RECORDS FOR THIS TASK:
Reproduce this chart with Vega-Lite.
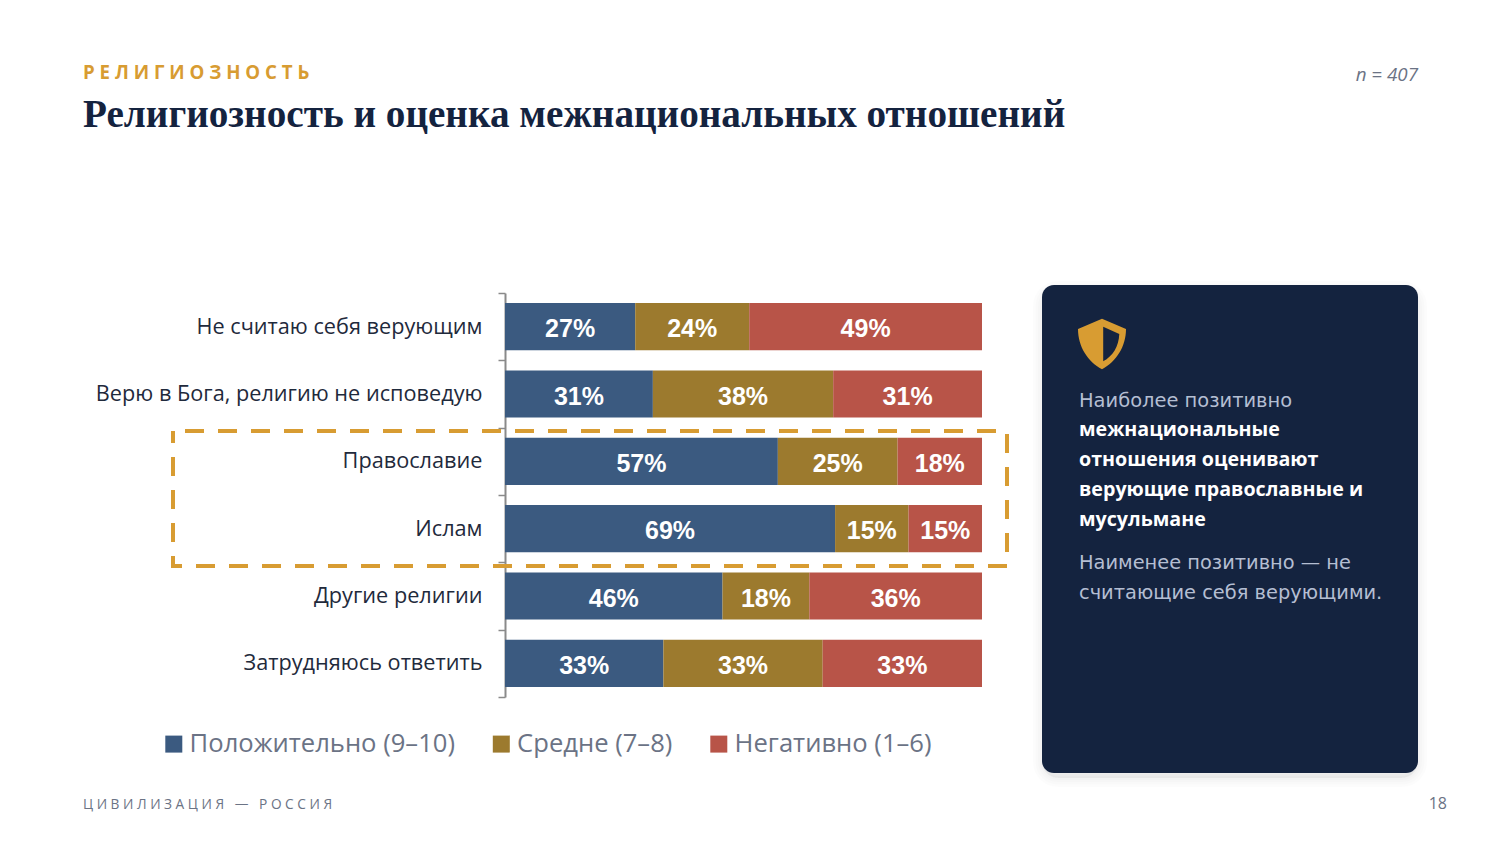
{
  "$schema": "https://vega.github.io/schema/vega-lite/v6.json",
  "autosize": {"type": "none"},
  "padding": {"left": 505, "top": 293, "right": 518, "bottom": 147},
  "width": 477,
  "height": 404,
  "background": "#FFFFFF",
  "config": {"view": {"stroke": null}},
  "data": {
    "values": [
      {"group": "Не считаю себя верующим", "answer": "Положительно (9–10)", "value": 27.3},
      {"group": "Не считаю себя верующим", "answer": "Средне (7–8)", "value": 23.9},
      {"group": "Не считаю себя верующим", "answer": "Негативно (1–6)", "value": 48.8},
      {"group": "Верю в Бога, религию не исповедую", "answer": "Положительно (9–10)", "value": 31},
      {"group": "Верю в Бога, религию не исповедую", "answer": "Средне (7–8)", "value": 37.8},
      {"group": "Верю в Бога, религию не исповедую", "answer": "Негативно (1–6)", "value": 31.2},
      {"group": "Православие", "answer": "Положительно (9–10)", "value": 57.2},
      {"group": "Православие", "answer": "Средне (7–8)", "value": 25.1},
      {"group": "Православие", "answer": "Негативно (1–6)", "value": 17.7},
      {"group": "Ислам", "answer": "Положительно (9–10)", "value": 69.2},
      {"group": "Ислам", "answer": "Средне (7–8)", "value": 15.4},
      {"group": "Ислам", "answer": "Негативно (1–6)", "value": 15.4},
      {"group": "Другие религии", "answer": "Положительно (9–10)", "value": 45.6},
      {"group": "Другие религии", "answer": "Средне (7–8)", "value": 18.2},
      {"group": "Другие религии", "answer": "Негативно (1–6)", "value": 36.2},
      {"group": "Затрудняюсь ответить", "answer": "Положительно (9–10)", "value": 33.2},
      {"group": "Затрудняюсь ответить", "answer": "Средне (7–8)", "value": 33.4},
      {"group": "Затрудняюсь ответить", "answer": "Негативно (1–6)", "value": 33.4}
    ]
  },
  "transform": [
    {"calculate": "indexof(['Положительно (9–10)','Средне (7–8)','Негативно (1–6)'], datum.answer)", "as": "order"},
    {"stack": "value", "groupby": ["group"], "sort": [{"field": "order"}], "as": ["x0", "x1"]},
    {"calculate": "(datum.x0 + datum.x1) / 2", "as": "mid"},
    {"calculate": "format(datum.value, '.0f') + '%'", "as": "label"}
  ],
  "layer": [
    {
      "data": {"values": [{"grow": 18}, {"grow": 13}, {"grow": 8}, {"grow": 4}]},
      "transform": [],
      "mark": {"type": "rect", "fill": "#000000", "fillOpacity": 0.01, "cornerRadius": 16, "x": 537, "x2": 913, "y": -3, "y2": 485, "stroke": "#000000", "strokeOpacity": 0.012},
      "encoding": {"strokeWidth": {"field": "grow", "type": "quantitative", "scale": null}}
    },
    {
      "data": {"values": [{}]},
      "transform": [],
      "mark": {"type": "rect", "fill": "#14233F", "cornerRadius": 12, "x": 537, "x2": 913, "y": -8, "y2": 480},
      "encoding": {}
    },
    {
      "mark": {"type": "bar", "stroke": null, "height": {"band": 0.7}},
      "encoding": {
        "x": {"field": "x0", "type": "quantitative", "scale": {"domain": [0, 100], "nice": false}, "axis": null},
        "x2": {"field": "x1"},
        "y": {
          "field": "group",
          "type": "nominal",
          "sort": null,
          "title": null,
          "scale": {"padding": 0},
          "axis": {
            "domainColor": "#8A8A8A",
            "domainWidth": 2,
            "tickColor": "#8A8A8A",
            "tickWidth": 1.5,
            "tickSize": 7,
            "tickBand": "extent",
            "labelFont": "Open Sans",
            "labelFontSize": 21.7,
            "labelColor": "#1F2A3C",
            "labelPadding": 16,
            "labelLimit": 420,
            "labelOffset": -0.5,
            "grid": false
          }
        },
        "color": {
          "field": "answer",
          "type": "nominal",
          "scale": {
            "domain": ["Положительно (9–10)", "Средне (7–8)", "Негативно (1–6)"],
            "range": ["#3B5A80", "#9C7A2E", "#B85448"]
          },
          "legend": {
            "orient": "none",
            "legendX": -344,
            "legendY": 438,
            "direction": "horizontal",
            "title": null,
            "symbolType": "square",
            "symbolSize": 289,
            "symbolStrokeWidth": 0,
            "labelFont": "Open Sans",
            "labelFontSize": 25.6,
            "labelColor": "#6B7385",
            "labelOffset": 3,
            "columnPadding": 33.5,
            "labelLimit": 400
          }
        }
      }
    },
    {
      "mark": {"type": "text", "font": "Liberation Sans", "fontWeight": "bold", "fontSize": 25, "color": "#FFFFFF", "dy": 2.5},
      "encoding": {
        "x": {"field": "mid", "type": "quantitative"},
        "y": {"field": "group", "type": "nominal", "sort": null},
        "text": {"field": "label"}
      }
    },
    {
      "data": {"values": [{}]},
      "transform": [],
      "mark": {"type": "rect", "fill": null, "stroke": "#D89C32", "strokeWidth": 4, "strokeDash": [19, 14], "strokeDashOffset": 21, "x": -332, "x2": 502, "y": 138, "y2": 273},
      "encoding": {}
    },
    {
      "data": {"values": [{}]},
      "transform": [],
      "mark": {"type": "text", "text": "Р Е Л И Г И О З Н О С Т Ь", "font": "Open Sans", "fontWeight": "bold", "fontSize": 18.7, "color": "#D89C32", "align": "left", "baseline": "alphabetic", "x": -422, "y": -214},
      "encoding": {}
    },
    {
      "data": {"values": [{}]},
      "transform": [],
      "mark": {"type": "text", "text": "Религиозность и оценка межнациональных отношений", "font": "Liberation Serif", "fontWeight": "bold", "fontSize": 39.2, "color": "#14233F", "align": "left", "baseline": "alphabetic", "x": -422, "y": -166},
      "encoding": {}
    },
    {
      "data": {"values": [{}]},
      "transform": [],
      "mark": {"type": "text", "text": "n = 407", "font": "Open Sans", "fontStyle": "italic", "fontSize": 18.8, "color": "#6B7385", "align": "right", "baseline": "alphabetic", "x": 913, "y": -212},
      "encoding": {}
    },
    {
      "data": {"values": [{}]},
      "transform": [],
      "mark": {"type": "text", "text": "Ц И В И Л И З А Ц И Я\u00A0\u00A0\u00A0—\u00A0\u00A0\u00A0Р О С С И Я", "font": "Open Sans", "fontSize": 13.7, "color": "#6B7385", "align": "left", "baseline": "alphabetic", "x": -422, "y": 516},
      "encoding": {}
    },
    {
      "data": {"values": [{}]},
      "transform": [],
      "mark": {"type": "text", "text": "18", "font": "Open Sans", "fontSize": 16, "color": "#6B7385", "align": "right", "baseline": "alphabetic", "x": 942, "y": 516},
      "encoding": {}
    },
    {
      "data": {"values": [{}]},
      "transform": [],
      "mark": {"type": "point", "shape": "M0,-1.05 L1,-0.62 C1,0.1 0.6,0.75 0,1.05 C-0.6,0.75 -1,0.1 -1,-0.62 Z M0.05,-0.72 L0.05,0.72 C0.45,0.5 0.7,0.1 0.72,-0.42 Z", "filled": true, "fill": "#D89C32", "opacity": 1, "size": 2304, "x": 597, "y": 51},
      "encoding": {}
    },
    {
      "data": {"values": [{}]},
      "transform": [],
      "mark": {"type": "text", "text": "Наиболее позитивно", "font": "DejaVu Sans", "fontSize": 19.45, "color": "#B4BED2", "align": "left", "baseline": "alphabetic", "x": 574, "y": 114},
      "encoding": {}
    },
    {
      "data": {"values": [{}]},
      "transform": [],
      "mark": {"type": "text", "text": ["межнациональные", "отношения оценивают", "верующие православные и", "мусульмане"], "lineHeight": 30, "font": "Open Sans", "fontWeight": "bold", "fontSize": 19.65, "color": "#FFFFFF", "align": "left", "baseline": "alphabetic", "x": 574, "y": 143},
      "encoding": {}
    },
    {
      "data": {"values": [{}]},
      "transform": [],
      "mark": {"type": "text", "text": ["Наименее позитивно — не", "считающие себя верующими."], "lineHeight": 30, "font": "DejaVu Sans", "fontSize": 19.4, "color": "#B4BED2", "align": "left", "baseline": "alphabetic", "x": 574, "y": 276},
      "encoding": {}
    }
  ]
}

...

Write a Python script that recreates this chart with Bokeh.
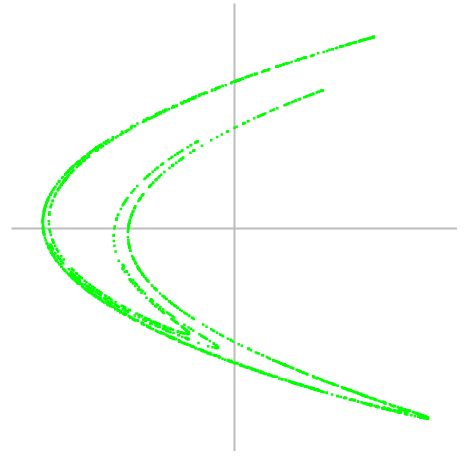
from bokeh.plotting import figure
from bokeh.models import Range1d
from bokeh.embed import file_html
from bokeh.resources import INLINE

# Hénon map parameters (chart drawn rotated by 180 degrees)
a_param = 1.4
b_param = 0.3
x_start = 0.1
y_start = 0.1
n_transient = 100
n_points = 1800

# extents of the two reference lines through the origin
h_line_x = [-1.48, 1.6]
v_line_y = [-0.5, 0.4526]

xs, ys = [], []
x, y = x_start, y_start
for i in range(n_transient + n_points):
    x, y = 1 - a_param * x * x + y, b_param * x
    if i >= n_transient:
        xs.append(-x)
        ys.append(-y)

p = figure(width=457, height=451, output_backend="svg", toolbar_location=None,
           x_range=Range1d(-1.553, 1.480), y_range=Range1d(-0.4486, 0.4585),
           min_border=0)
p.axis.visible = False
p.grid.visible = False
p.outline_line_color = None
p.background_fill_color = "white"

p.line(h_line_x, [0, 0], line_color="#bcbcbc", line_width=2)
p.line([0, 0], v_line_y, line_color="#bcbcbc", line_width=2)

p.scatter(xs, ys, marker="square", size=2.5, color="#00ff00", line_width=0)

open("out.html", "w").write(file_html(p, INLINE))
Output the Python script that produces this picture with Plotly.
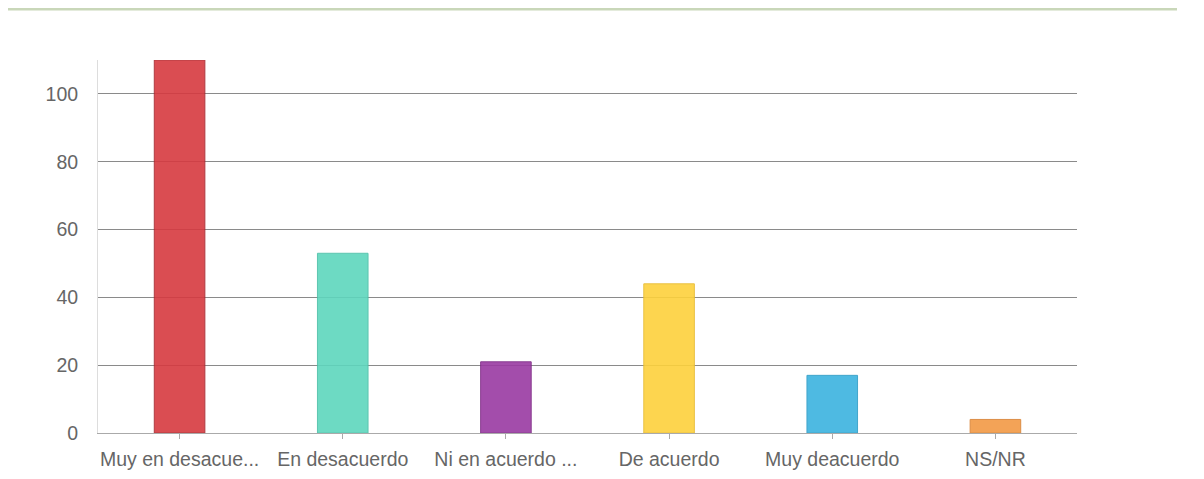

JOB: Only the lines between the line with "Write a Python" and the line with "Output the Python", inclusive, should be reproduced, exactly as written and without pictures.

FULL OUTPUT:
Write a Python script that recreates this chart with Bokeh.
from bokeh.plotting import figure
from bokeh.models import Range1d
from bokeh.embed import file_html
from bokeh.resources import INLINE

# Hénon map parameters (chart drawn rotated by 180 degrees)
a_param = 1.4
b_param = 0.3
x_start = 0.1
y_start = 0.1
n_transient = 100
n_points = 1800

# extents of the two reference lines through the origin
h_line_x = [-1.48, 1.6]
v_line_y = [-0.5, 0.4526]

xs, ys = [], []
x, y = x_start, y_start
for i in range(n_transient + n_points):
    x, y = 1 - a_param * x * x + y, b_param * x
    if i >= n_transient:
        xs.append(-x)
        ys.append(-y)

p = figure(width=457, height=451, output_backend="svg", toolbar_location=None,
           x_range=Range1d(-1.553, 1.480), y_range=Range1d(-0.4486, 0.4585),
           min_border=0)
p.axis.visible = False
p.grid.visible = False
p.outline_line_color = None
p.background_fill_color = "white"

p.line(h_line_x, [0, 0], line_color="#bcbcbc", line_width=2)
p.line([0, 0], v_line_y, line_color="#bcbcbc", line_width=2)

p.scatter(xs, ys, marker="square", size=2.5, color="#00ff00", line_width=0)

open("out.html", "w").write(file_html(p, INLINE))
Output the Python script that produces this picture with Plotly.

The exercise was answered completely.